During this time, gold rose $1400 or 650% (gold traded as high $1,911 and closed in excess of $1850 but the numbers shown below represent monthly averages).

Since August of 2011 to present, China ran record average annual trade surplus' with the US in excess of $300 billion and (on a net basis) recycled none of those record dollars into Treasury's.

What did the Chinese buy with all those dollars previously used to purchase Treasury's?  The data is pretty unequivocal the Chinese have been buying gold...assuming the same 50% of that surplus is utilized to buy gold from 2011 forward (instead of Treasury's) this is about $150 billion a year...and a $150 billion a year can buy a lot of gold.  Especially since the price of gold fell by nearly a 1/3rd since China began it's gold buying spree.

Since July of 2011, two of the largest and most important asset classes in the world, US Treasury debt and gold valuations, have been moving in contradiction to supply and demand data.  US Treasury rates have fallen by a third since the vast majority of previous buyers have ceased accumulating...and gold has fallen about 25% on increasing physical demand.  These are simply not the hallmarks of a free market.  However, the only thing investors should be more afraid of than a free market correction or potential market crash is the absence of free markets...which appears to be the present situation.  Of course, this leaves so many open questions...
  • What will China do with their newly acquired large stockpiles of gold?
  • Is the US (or other large entities) actively and covertly helping to rig gold prices to help supply China with this gold?  If so, why?
  • Who is supplying all the gold which China is purchasing?
  • Who exactly is acquiring all the US Treasury debt since it simply isn't credible US domestic sources are doing so and the largest of buyers have all ceased buying?


  1. <<< Among oth<<< Among other things, buying an awful lot of gold. Perhaps a trillion dollars worth since July 2011>>>
    Chris, I've really enjoyed your blogs on demographics, but I'm surprised by today's one. For the record: I'm a gold bug. I own and trade gold/miners. IMO there is absolutely no proof that China has bought 10,000 tons of gold. IMHO you just too simplified "if not treasuries then gold". As matter of fact China does have big trade surplus wit the US, but it has almost as big deficit with other countries. Also besides treasuries there are other dollar assets like agency debt. Yes, the dollar hoard grew very quickly before 2014, but it was in big part a result of hot money flowing to China (aka carry trade). And it has reversed dramatically since August 2015. As a gold bug I think that Chinese CB hasn't been buying much of gold. I hope it will start buying when Price of Gold will be at $5,000 to take it to $10,000.

    I hope you'll have a great Labor day!

    Best, Ilya

    1. What China intends to do and they made no secret of this ( you have to search under Chinese language terms), is take control of the pricing and the entire production chain of gold from mining, refining, and financialization.
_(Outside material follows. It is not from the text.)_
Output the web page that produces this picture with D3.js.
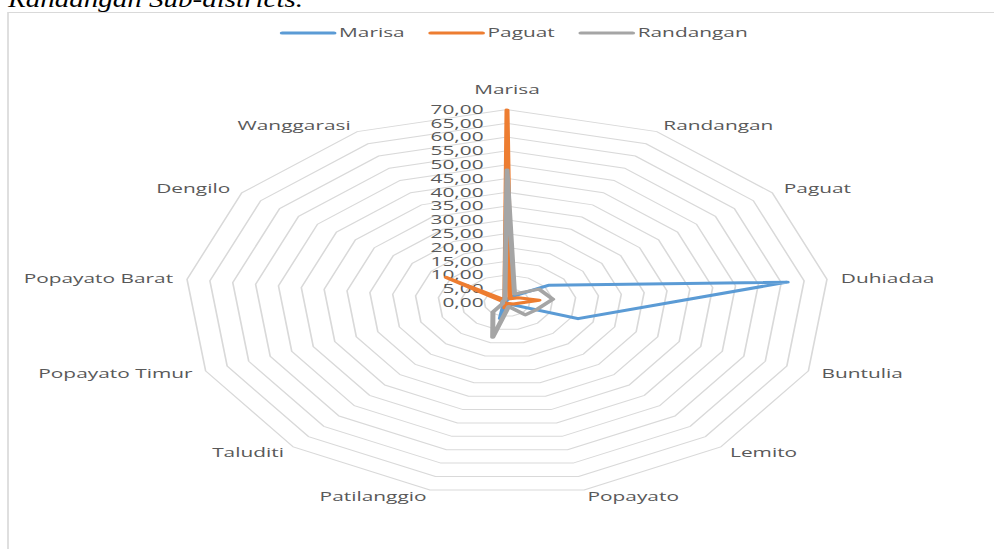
<!DOCTYPE html>
<html>
<head>
<meta charset="utf-8">
<script src="https://cdn.jsdelivr.net/npm/d3@7"></script>
<style>
  body { margin: 0; background: #fff; }
  .chart text { font-family: "Open Sans", sans-serif; fill: #595959; }
</style>
</head>
<body>
<div id="radar"></div>
<script>
// Categories clockwise from the top
const categories = ["Marisa", "Randangan", "Paguat", "Duhiadaa", "Buntulia", "Lemito", "Popayato",
    "Patilanggio", "Taluditi", "Popayato Timur", "Popayato Barat", "Dengilo", "Wanggarasi"];

const seriesNames = ["Marisa", "Paguat", "Randangan"];
const seriesColors = ["#5b9bd5", "#ed7d31", "#a5a5a5"];

// values
const marisaValues = [1.0, 2.5, 11.0, 61.3, 16.5, 0.8, 0.5, 6.0, 1.0, 0.5, 0.5, 0.5, 0.5];
const paguatValues = [69.8, 1.5, 3.0, 7.0, 1.5, 0.5, 1.0, 2.0, 0.5, 0.5, 0.5, 16.0, 1.0];
const randanganValues = [48.1, 3.5, 8.5, 10.0, 7.0, 6.0, 1.5, 13.0, 4.6, 1.0, 1.0, 1.0, 1.0];

const tickValues = d3.range(0, 75, 5);
const titleText = "Randangan Sub-districts.";

document.addEventListener('DOMContentLoaded', function() {
    const width = 994, height = 549;
    // the original picture is stretched sideways, so everything inside the frame is too
    const stretch = 1.67;
    const cx = 507 / stretch, cy = 302.5, radius = 193;

    const svg = d3.select("#radar")
        .append("svg")
        .attr("width", width)
        .attr("height", height)
        .style("display", "block");

    // caption cut off at the top of the page
    svg.append("text")
        .attr("x", 8)
        .attr("y", 7)
        .attr("textLength", 295)
        .attr("lengthAdjust", "spacingAndGlyphs")
        .style("font-family", "'Liberation Serif', 'Times New Roman', serif")
        .style("font-style", "italic")
        .style("font-size", "24px")
        .style("fill", "#000")
        .text(titleText);

    const chart = svg.append("g")
        .attr("class", "chart")
        .attr("transform", "scale(" + stretch + ",1)");

    // chart frame
    chart.append("rect")
        .attr("x", 8 / stretch)
        .attr("y", 12.5)
        .attr("width", width)
        .attr("height", height)
        .attr("fill", "none")
        .attr("stroke", "#d9d9d9")
        .attr("stroke-width", 1);

    const r = d3.scaleLinear().domain([0, 70]).range([0, radius]);
    const angle = d3.scaleLinear().domain([0, categories.length]).range([0, 2 * Math.PI]);

    const plot = chart.append("g")
        .attr("transform", "translate(" + cx + "," + cy + ")");

    // grid rings
    plot.append("g")
        .selectAll("path")
        .data(tickValues.filter(function(t) { return t > 0; }))
        .enter()
        .append("path")
        .attr("d", function(t) {
            return d3.lineRadial()
                .angle(function(d, i) { return angle(i); })
                .radius(r(t))
                .curve(d3.curveLinearClosed)(categories);
        })
        .attr("fill", "none")
        .attr("stroke", "#d9d9d9")
        .attr("stroke-width", 1);

    // value labels along the top spoke
    plot.append("g")
        .selectAll("text")
        .data(tickValues)
        .enter()
        .append("text")
        .attr("x", -14)
        .attr("y", function(t) { return -r(t); })
        .attr("dy", "0.35em")
        .attr("text-anchor", "end")
        .style("font-size", "12.5px")
        .text(function(t) { return d3.format(".2f")(t).replace(".", ","); });

    // category labels
    plot.append("g")
        .selectAll("text")
        .data(categories)
        .enter()
        .append("text")
        .attr("x", function(d, i) {
            const s = Math.sin(angle(i));
            return s * r(70) + s * 8.4;
        })
        .attr("y", function(d, i) {
            const s = Math.sin(angle(i)), c = Math.cos(angle(i));
            return -c * r(70) - c * (Math.abs(s) < 0.01 ? 20 : 7);
        })
        .attr("dy", "0.35em")
        .attr("text-anchor", function(d, i) {
            const s = Math.sin(angle(i));
            return Math.abs(s) < 0.01 ? "middle" : (s > 0 ? "start" : "end");
        })
        .style("font-size", "12.5px")
        .text(function(d) { return d; });

    // series lines
    const series = [marisaValues, paguatValues, randanganValues];
    const radarLine = d3.lineRadial()
        .angle(function(d, i) { return angle(i); })
        .radius(function(d) { return r(d); })
        .curve(d3.curveLinearClosed);

    plot.append("g")
        .selectAll("path")
        .data(series)
        .enter()
        .append("path")
        .attr("d", radarLine)
        .attr("fill", "none")
        .attr("stroke", function(d, i) { return seriesColors[i]; })
        .attr("stroke-width", 3)
        .attr("stroke-linejoin", "round");

    // legend, centred over the plot
    const legend = chart.append("g").attr("transform", "translate(0,33)");
    const lineLen = 31, gapText = 3, gapItem = 15.6;
    const items = legend.selectAll("g")
        .data(seriesNames)
        .enter()
        .append("g");
    items.append("line")
        .attr("x1", 0).attr("x2", lineLen)
        .attr("stroke", function(d, i) { return seriesColors[i]; })
        .attr("stroke-width", 3)
        .attr("stroke-linecap", "round");
    items.append("text")
        .attr("x", lineLen + gapText)
        .attr("dy", "0.35em")
        .style("font-size", "12.5px")
        .text(function(d) { return d; });

    let offset = 0;
    const widths = [];
    items.each(function() {
        widths.push(lineLen + gapText + d3.select(this).select("text").node().getComputedTextLength());
    });
    const total = d3.sum(widths) + gapItem * (widths.length - 1);
    const start = 515 / stretch - total / 2;
    items.attr("transform", function(d, i) {
        const x = start + offset;
        offset += widths[i] + gapItem;
        return "translate(" + x + ",0)";
    });
});
</script>
</body>
</html>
      I suggest watching this Avery Goodman interview for some insight to the Chinese strategy.

      Use Google translate. Periodically search news for the Chinese terms: "Chinese gold strategy", "Silk Road Gold Fund", "RMB internationalization", "New Development Bank". And when you see an important buzz phrase in one article, take that translation and search for that. Russian news also yields some interesting stuff. You'll find the foreign media very cognizant of Triffin's Dilemma and the Dollar Trap the world is in.

  2. Oil. The decline in surplus dollar purchases of US Treasuries since 2011 is almost exactly matched by the increased dollar cost of increasing oil imports.

    1. Joe - the collapsing price of oil since 2014 just doesn't support this theory...a 55% decrease in oil prices from 2013-->2016.

      Average annual oil price below:

      2008 $91.48
      2009 $53.48
      2010 $71.21
      2011 $87.04
      2012 $86.46
      2013 $91.17
      2014 $75.60
      2015 $45.15
      2016 $39.55

    2. Average oil price since 2011 has been about $71. China has imported a little over 13 billion barrels of oil in the last 5 1/2 years. $71 X 13 Billion = $923 Billion. That comes pretty close to your missing $1 Trillion.

    3. Joe - I like that you are thinking and good question.

      From '00-->'11 50% of China's surplus dollars went into Treasury's...the other 50% were used to buy oil and other dollar denominated commodities & "stuff".

      From '11-->'16 China used 50% ($1 T) for oil & other dollar denominated "stuff". Where the other 50% ($1 T) is what we're talking about.

      Sorry I wasn't clear about this.

  3. Chris - USTs are being purchased by former producers of Eurodollars. Jeff Snider of Alhambra Investments shows clearly that the Eurodollar market (i.e., dollars held abroad by foreign banks) has declined precipitously since August 2007. Those EDs that remain in the shadow system are moving into USTs because they still offer a small yield, as opposed to the NIRPy world of Europe and Japan. ED creation around the world, a tacit agreement that ALL banks, even non-U.S. banks, can create FRNs through derivatives generation, is failing, which is driving deflationary tendencies in the EU and Japan especially. The ED system is collapsing, driving down yields, and QE is accelerating this process as "quality" collateral is pulled from the system. You can see the Fed's conundrum.